Union chiefs today attacked Government delays over a multi-billion pound overhaul of the UK’s rail network.
Transport Secretary Patrick McLoughlin told MPs the £38bn five year plan to improve Britain’s railways is being “reset” because it is “costing more and taking longer”.
Among the schemes effected will be the electrification work on the Transpennine route between Leeds and Manchester which will be “paused”.
Mr McLoughlin blamed Network Rail for the problems and told MPs none of the executive directors would get a bonus for the past year.
But National Union of Rail, Maritime and Transport Workers (RMT) condemned the move.

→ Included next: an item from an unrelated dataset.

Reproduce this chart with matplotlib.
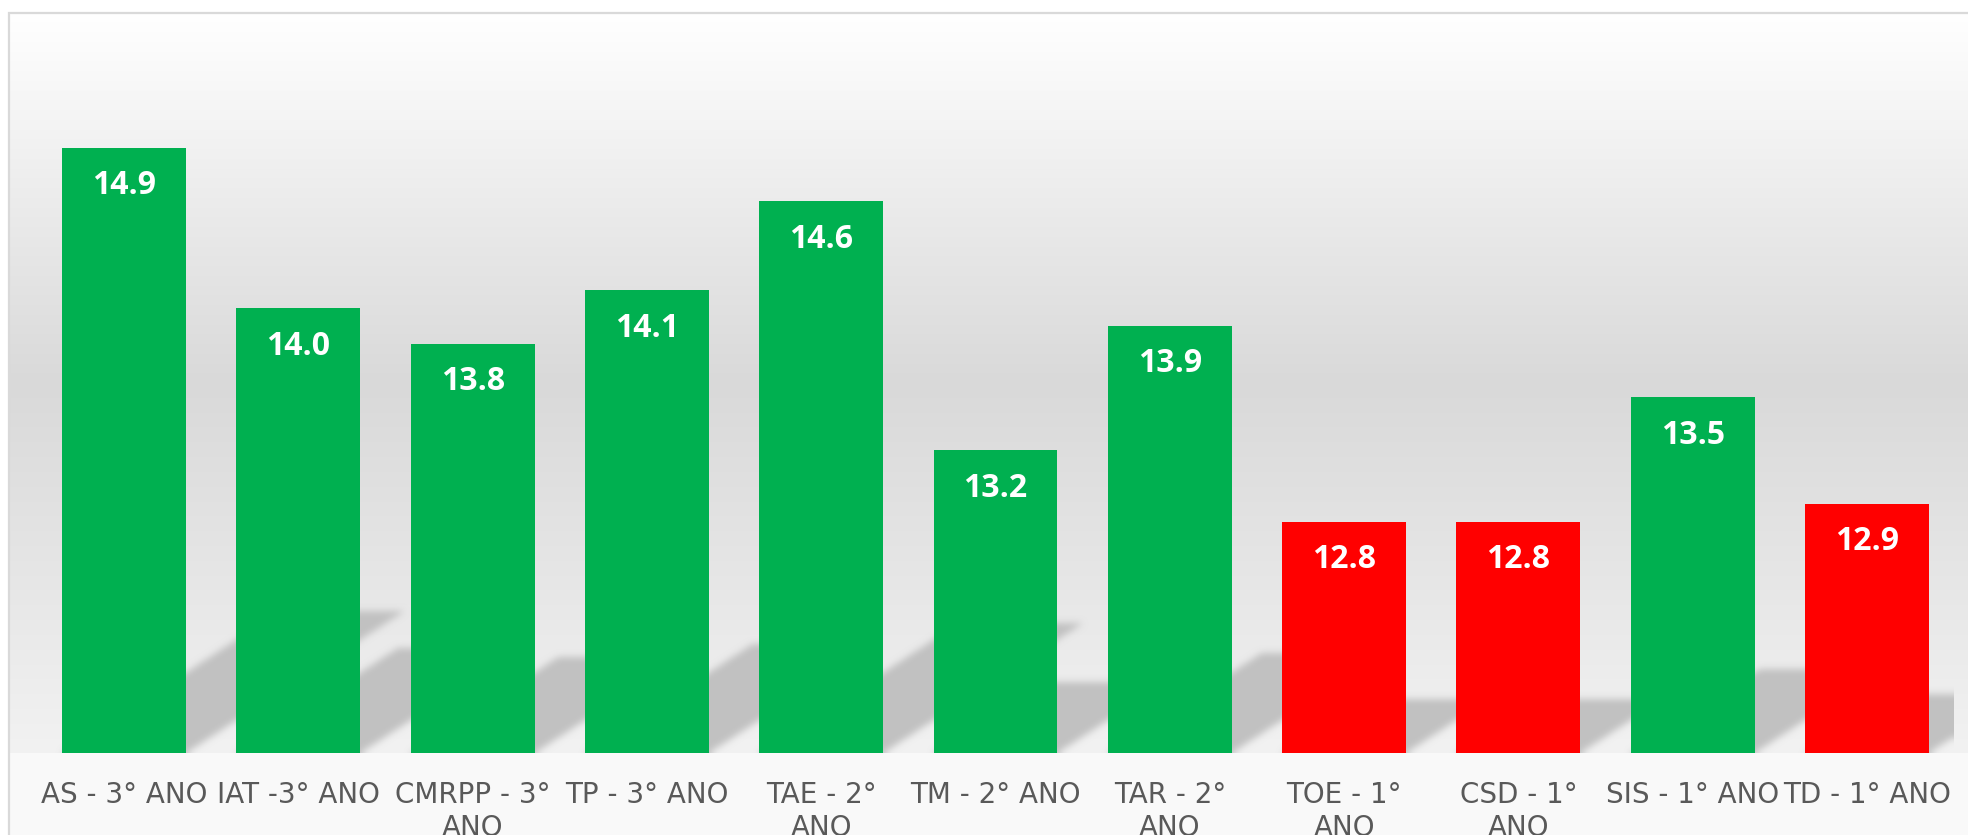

RMT general secretary Mick Cash said: “Clearly there are major problems on the rail infrastructure which are down to resourcing, fragmentation, short staffing and the fact that vast sums of money that could finance these essential upgrade works are being bled away in private rail company profits.
“To argue that delays to electrification in the North and on the Midland Main Line is consistent with George Osborne’s ‘Northern Powerhouse’ rhetoric is ridiculous.
“Britain’s railways will be jammed in the slow lane all the time they are nothing more than a money making racket for the private sector.”
Mr McLoughlin said: “Important aspects of Network Rail’s investment programme are costing more and taking longer. Electrification is difficult. The UK supply chain for the complex signalling works needs to be stronger, construction rates have been slow.
“It has taken longer to obtain planning consents from some local authorities than expected.
“But that is no excuse - all of these problems could and should have been foreseen by Network Rail.”
He added: “Successive governments failed to invest the sums necessary in our rail network - that is why we find ourselves in the situation we are in today.”
Shadow transport secretary Michael Dugher said the Government’s “total failure” to deliver a fit for purpose railway had been “completely and so damningly exposed”.
He referred to the publication of the latest National Rail passenger survey which showed satisfaction has dropped once gain and criticised the “shelving” of key investments projects.
Mr Dugher said: “The truth is passengers have had to endure a catalogue of failure on our railways by ministers since 2010.
“Ministers may try to shift all the blame to Network Rail, but this happened on the Government’s watch and the responsibility for this mess lies squarely with the Government.
“We have been warning time and time again there needs to be fundamental changes in how our railways are run.”
TUC General Secretary Frances O’Grady said: “Years of rip-off privatisation have left our railways starved of investment.
Delaying much-needed upgrade work for the Midland Mainline and North Transpennine routes is the last thing passengers need.
“Putting the brakes on railway modernisation will mean longer journey times and extending the lifetime of trains built in the 1980s.
“Today’s decision is also bad for regional growth and jobs. How can the government expect to build a northern powerhouse if it is unwilling stump up funds for vital transport links and infrastructure?”
Network Rail executive Mark Carne said: “During my first year in the job I have looked closely at every aspect of our business and it has become clear that Network Rail signed up to highly ambitious five-year targets set by the regulator.
“Based on historic improvements from a low base, we were overly optimistic about the capacity of our company and our supplier base to step up several gears in order to achieve the plan, especially given the complexities of a network that is at full capacity much of the time.